## [EXERCISE GOAL]
Would you set down every entry shown below, precisely as written?

## [DATASET RECORDS]
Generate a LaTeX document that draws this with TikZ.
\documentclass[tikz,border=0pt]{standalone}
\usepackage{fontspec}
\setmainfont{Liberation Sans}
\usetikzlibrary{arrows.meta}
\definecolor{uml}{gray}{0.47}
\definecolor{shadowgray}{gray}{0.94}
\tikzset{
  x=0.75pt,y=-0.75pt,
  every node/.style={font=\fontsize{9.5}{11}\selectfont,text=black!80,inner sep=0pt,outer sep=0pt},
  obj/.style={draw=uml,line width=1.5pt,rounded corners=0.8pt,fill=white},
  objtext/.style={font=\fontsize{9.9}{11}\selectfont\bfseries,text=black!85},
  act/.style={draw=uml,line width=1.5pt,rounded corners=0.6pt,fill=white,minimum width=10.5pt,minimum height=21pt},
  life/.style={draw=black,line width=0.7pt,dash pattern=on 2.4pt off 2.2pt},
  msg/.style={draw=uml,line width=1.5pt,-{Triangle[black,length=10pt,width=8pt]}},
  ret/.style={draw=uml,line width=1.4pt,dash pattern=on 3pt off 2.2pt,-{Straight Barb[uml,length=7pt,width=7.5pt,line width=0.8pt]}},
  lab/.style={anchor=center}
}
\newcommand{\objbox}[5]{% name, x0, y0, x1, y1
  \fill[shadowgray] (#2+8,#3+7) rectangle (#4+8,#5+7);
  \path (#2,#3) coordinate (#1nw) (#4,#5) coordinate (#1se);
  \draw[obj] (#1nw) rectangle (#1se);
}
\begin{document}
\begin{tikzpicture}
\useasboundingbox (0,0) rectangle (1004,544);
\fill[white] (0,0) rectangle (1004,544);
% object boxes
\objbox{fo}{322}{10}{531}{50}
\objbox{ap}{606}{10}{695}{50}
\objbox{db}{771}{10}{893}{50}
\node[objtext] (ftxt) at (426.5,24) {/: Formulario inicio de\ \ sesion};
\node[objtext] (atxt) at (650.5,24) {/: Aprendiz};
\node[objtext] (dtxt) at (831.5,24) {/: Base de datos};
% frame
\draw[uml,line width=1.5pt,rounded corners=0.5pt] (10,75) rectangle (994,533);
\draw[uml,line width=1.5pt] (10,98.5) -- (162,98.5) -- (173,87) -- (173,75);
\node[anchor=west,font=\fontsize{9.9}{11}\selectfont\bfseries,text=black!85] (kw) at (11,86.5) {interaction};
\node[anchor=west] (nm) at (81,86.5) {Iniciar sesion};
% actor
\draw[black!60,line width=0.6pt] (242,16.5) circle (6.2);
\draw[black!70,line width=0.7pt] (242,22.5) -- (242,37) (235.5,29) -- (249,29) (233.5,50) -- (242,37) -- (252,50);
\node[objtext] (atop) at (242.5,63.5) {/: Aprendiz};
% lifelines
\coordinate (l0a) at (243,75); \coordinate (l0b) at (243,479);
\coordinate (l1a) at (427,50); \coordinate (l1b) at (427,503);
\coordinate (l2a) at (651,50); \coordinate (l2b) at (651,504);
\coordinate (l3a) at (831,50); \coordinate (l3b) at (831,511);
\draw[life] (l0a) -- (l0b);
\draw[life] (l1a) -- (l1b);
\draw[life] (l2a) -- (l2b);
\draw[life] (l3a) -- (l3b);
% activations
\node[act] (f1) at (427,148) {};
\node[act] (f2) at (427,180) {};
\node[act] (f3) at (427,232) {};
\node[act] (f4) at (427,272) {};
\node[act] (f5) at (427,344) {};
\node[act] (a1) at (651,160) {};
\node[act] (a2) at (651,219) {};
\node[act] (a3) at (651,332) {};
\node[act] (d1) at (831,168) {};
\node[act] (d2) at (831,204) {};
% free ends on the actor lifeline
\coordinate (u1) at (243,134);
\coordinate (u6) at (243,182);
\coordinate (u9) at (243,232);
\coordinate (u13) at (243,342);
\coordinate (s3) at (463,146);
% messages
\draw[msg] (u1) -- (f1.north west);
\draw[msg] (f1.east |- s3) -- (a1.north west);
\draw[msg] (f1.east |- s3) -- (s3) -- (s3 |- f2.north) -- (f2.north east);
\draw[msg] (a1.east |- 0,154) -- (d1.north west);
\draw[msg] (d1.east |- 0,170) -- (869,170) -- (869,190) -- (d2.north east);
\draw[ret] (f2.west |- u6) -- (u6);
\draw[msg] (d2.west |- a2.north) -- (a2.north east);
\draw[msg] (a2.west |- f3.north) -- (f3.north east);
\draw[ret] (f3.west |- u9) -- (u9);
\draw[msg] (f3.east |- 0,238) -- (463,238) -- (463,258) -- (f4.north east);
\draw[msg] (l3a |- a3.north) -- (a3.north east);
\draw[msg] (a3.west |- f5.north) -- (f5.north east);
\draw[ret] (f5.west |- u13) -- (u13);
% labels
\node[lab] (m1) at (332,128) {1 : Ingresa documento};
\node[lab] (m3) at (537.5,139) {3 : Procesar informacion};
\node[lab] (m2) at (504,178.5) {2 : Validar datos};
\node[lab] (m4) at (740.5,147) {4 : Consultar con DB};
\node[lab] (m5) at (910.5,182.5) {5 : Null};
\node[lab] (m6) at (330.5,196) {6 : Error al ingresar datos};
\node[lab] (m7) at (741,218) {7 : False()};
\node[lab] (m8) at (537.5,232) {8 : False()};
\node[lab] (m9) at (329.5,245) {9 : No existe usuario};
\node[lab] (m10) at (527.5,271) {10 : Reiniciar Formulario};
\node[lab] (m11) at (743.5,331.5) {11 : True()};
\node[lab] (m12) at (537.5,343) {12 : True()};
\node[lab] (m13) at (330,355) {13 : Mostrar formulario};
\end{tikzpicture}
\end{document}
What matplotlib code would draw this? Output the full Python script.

## [SOLVED EXERCISE]
Generate a LaTeX document that draws this with TikZ.
\documentclass[tikz,border=0pt]{standalone}
\usepackage{fontspec}
\setmainfont{Liberation Sans}
\usetikzlibrary{arrows.meta}
\definecolor{uml}{gray}{0.47}
\definecolor{shadowgray}{gray}{0.94}
\tikzset{
  x=0.75pt,y=-0.75pt,
  every node/.style={font=\fontsize{9.5}{11}\selectfont,text=black!80,inner sep=0pt,outer sep=0pt},
  obj/.style={draw=uml,line width=1.5pt,rounded corners=0.8pt,fill=white},
  objtext/.style={font=\fontsize{9.9}{11}\selectfont\bfseries,text=black!85},
  act/.style={draw=uml,line width=1.5pt,rounded corners=0.6pt,fill=white,minimum width=10.5pt,minimum height=21pt},
  life/.style={draw=black,line width=0.7pt,dash pattern=on 2.4pt off 2.2pt},
  msg/.style={draw=uml,line width=1.5pt,-{Triangle[black,length=10pt,width=8pt]}},
  ret/.style={draw=uml,line width=1.4pt,dash pattern=on 3pt off 2.2pt,-{Straight Barb[uml,length=7pt,width=7.5pt,line width=0.8pt]}},
  lab/.style={anchor=center}
}
\newcommand{\objbox}[5]{% name, x0, y0, x1, y1
  \fill[shadowgray] (#2+8,#3+7) rectangle (#4+8,#5+7);
  \path (#2,#3) coordinate (#1nw) (#4,#5) coordinate (#1se);
  \draw[obj] (#1nw) rectangle (#1se);
}
\begin{document}
\begin{tikzpicture}
\useasboundingbox (0,0) rectangle (1004,544);
\fill[white] (0,0) rectangle (1004,544);
% object boxes
\objbox{fo}{322}{10}{531}{50}
\objbox{ap}{606}{10}{695}{50}
\objbox{db}{771}{10}{893}{50}
\node[objtext] (ftxt) at (426.5,24) {/: Formulario inicio de\ \ sesion};
\node[objtext] (atxt) at (650.5,24) {/: Aprendiz};
\node[objtext] (dtxt) at (831.5,24) {/: Base de datos};
% frame
\draw[uml,line width=1.5pt,rounded corners=0.5pt] (10,75) rectangle (994,533);
\draw[uml,line width=1.5pt] (10,98.5) -- (162,98.5) -- (173,87) -- (173,75);
\node[anchor=west,font=\fontsize{9.9}{11}\selectfont\bfseries,text=black!85] (kw) at (11,86.5) {interaction};
\node[anchor=west] (nm) at (81,86.5) {Iniciar sesion};
% actor
\draw[black!60,line width=0.6pt] (242,16.5) circle (6.2);
\draw[black!70,line width=0.7pt] (242,22.5) -- (242,37) (235.5,29) -- (249,29) (233.5,50) -- (242,37) -- (252,50);
\node[objtext] (atop) at (242.5,63.5) {/: Aprendiz};
% lifelines
\coordinate (l0a) at (243,75); \coordinate (l0b) at (243,479);
\coordinate (l1a) at (427,50); \coordinate (l1b) at (427,503);
\coordinate (l2a) at (651,50); \coordinate (l2b) at (651,504);
\coordinate (l3a) at (831,50); \coordinate (l3b) at (831,511);
\draw[life] (l0a) -- (l0b);
\draw[life] (l1a) -- (l1b);
\draw[life] (l2a) -- (l2b);
\draw[life] (l3a) -- (l3b);
% activations
\node[act] (f1) at (427,148) {};
\node[act] (f2) at (427,180) {};
\node[act] (f3) at (427,232) {};
\node[act] (f4) at (427,272) {};
\node[act] (f5) at (427,344) {};
\node[act] (a1) at (651,160) {};
\node[act] (a2) at (651,219) {};
\node[act] (a3) at (651,332) {};
\node[act] (d1) at (831,168) {};
\node[act] (d2) at (831,204) {};
% free ends on the actor lifeline
\coordinate (u1) at (243,134);
\coordinate (u6) at (243,182);
\coordinate (u9) at (243,232);
\coordinate (u13) at (243,342);
\coordinate (s3) at (463,146);
% messages
\draw[msg] (u1) -- (f1.north west);
\draw[msg] (f1.east |- s3) -- (a1.north west);
\draw[msg] (f1.east |- s3) -- (s3) -- (s3 |- f2.north) -- (f2.north east);
\draw[msg] (a1.east |- 0,154) -- (d1.north west);
\draw[msg] (d1.east |- 0,170) -- (869,170) -- (869,190) -- (d2.north east);
\draw[ret] (f2.west |- u6) -- (u6);
\draw[msg] (d2.west |- a2.north) -- (a2.north east);
\draw[msg] (a2.west |- f3.north) -- (f3.north east);
\draw[ret] (f3.west |- u9) -- (u9);
\draw[msg] (f3.east |- 0,238) -- (463,238) -- (463,258) -- (f4.north east);
\draw[msg] (l3a |- a3.north) -- (a3.north east);
\draw[msg] (a3.west |- f5.north) -- (f5.north east);
\draw[ret] (f5.west |- u13) -- (u13);
% labels
\node[lab] (m1) at (332,128) {1 : Ingresa documento};
\node[lab] (m3) at (537.5,139) {3 : Procesar informacion};
\node[lab] (m2) at (504,178.5) {2 : Validar datos};
\node[lab] (m4) at (740.5,147) {4 : Consultar con DB};
\node[lab] (m5) at (910.5,182.5) {5 : Null};
\node[lab] (m6) at (330.5,196) {6 : Error al ingresar datos};
\node[lab] (m7) at (741,218) {7 : False()};
\node[lab] (m8) at (537.5,232) {8 : False()};
\node[lab] (m9) at (329.5,245) {9 : No existe usuario};
\node[lab] (m10) at (527.5,271) {10 : Reiniciar Formulario};
\node[lab] (m11) at (743.5,331.5) {11 : True()};
\node[lab] (m12) at (537.5,343) {12 : True()};
\node[lab] (m13) at (330,355) {13 : Mostrar formulario};
\end{tikzpicture}
\end{document}
What matplotlib code would draw this? Output the full Python script.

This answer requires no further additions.